Nearly all scientists have to have worked as teachers in their rise through academia. Any teacher worth a damn knows how to "frame" concepts, knows how to "build bridges" of common understanding. When people are ideologically opposed to the scientific method itself (creationists) or paid professional liars and shills (eco-denialists), the notion of finding any middle-ground with them is naive and utterly useless. This has been pointed out to Mooney time after time, and ignored just as often.
As proof of the failure of his thesis, witness Mooney himself doing what he believes ought to be done on his own blog, doing it "the right way," and see how he is surrounded by eco-denialists and conspiracy kooks. Yet he does not seem to learn the lesson that some audiences are unreachable--deliberately, gleefully, infectiously unreachable--even though they are his audience on his site!
Yes! This is a structural problem. For all the reasons illustrated.
Fully agree. I wish I had more time to comment, but I'm busy communicating software to scientists in a workshop right now....

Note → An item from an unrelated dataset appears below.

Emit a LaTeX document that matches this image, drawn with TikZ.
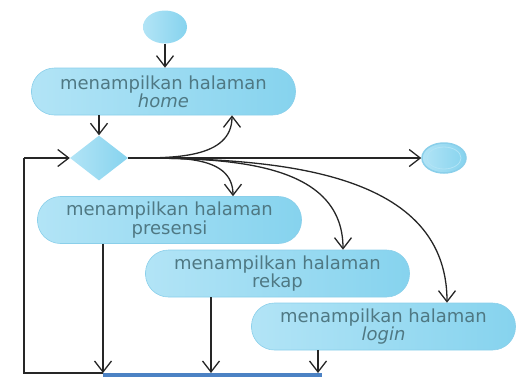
\documentclass[tikz,border=0pt]{standalone}
\usepackage{fontspec}
\usetikzlibrary{arrows.meta,shapes.geometric}
\newfontfamily\actfont{DejaVu Sans}
\definecolor{actlight}{HTML}{B2E4F6}
\definecolor{actfill}{HTML}{86D3EE}
\definecolor{actline}{HTML}{8ACFEA}
\definecolor{acttext}{HTML}{4F7883}
\definecolor{joinblue}{HTML}{4C82C4}
\tikzset{
  act/.style={rectangle, rounded corners=23pt, draw=actline, line width=0.6pt,
    left color=actlight, right color=actfill, text=acttext, inner sep=0pt,
    minimum width=264pt, minimum height=47pt, align=center,
    font=\actfont\fontsize{18}{17}\selectfont},
  flow/.style={line width=1.3pt, black!85, -{Straight Barb[length=11pt,width=17pt,line width=1.3pt]}},
  link/.style={line width=1.3pt, black!85}
}
\begin{document}
\begin{tikzpicture}[x=1pt,y=-1pt]
		%%%%% START %%%%%
		\clip (0,0) rectangle (525,376);
		\useasboundingbox (0,0) rectangle (525,376);
		
		\node[ellipse, left color=actlight, right color=actfill, minimum width=44pt, minimum height=33pt, inner sep=0pt] (start) at (165,27) {};
		\node[act] (home) at (163.5,91.5) {menampilkan halaman\\\textit{home}};
		\node[diamond, aspect=1.3, left color=actlight, right color=actfill, minimum width=58pt, minimum height=45pt, inner sep=0pt] (dm) at (99,158) {};
		\node[ellipse, draw=actline, line width=1.5pt, left color=actlight, right color=actfill, minimum width=44pt, minimum height=30pt, inner sep=0pt] (stop) at (444,158) {};
		\node[ellipse, draw=actlight, line width=0.8pt, minimum width=34pt, minimum height=22pt] at (stop) {};
		
		\node[act] (pr) at (169.5,220) {menampilkan halaman\\presensi};
		\node[act] (rk) at (277.5,273.5) {menampilkan halaman\\rekap};
		\node[act] (lg) at (383.5,326.5) {menampilkan halaman\\\textit{login}};
		
		\node[rectangle, fill=joinblue, minimum width=219pt, minimum height=8pt, inner sep=0pt, anchor=north west] (join) at (103,373) {};
		\coordinate (j1) at (103,373);
		\coordinate (j2) at (211,373);
		\coordinate (j3) at (318,373);
		\coordinate (back) at (24,158);
		
		\draw[flow] (start.south) -- (start.south |- home.north);
		\draw[flow] (home.south -| dm.north) -- (dm.north);
		
		\draw[flow] (dm.east) to[out=0,in=-90] (home.south -| 232,0);
		\draw[flow] (dm.east) to[out=0,in=90] (pr.north -| 233,0);
		\draw[flow] (dm.east) to[out=0,in=90] (rk.north -| 343,0);
		\draw[flow] (dm.east) to[out=0,in=90] (lg.north -| 447,0);
		\draw[flow] (dm.east) -- (stop.west);
		
		\draw[flow] (pr.south -| j1) -- (j1);
		\draw[flow] (rk.south -| j2) -- (j2);
		\draw[flow] (lg.south -| j3) -- (j3);
		
		\draw[link] (join.north west) -- (join.north west -| back) -- (back);
		\draw[flow] (back) -- (dm.west);
		%%%%% END %%%%%
	\end{tikzpicture}
\end{document}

Do you really expect anything less from Mooney? He is Clinton/Obama Democrat, a slightly right of center who can hit the right frames to appeal enough of those on the left. Read his tirade against those who support third party candidates, ignoring the role third party candidates have had in shaping the narrative/direction of the US. Talk about ignoring the social sciences.
Re TTT @ #1
Every time Mr. Mooney or his cohort Ms. Kirshenbaum post something on climate, they are inundated by denialist commentors who they never respond to. My theory has always been that sometime after he wrote his book, "The Rethuglican War on Science," he met Matt Nisbet and was brainwashed into believing that the problem was "framing." Although, during his sojourn in Los Angeles, it appeared that he was drifting away from the Nisbet orbit, it now appears that he has reentered it after returning to the East Coast.
"Between teaching and research, along with all of service obligations expected of us (including public outreach), we have too much to do."
How can that be? Haven't you heard? We have a glut of scientists. With all those extra scientists, how can they have too much to do?
Indeed. Evolutionary scientists were blindsided (right across the back of the head with a spiked club) by the CreoIDers coming out of places like the Institute for Creation Research and the Discovery Institute. They thought the debates sponsored by these organizations were about science. But no research and no discovery is ever done by them or even planned to be done. They are PR machines, pure & simple. Their goal is not even to educate about CreoID - it is to sway the electorate into voting anti-evolution, pro-CreoId politicians into office and get educational laws changed in their favor.
Now most scientists, who have been burned by ICR & the DI, refuse to be seen on the same stage as these CreoId flacks.
You can ask a scientist to inform & educate about his science; but it is unreasonable to expect him to battle a well-funded PR campaign based on distortions outright lies.
What is needed is an organization, like the NCSE, that specializes in pro-evo PR, which is not just about the facts of evolution but the whole body of religious & social arguments these organizations make.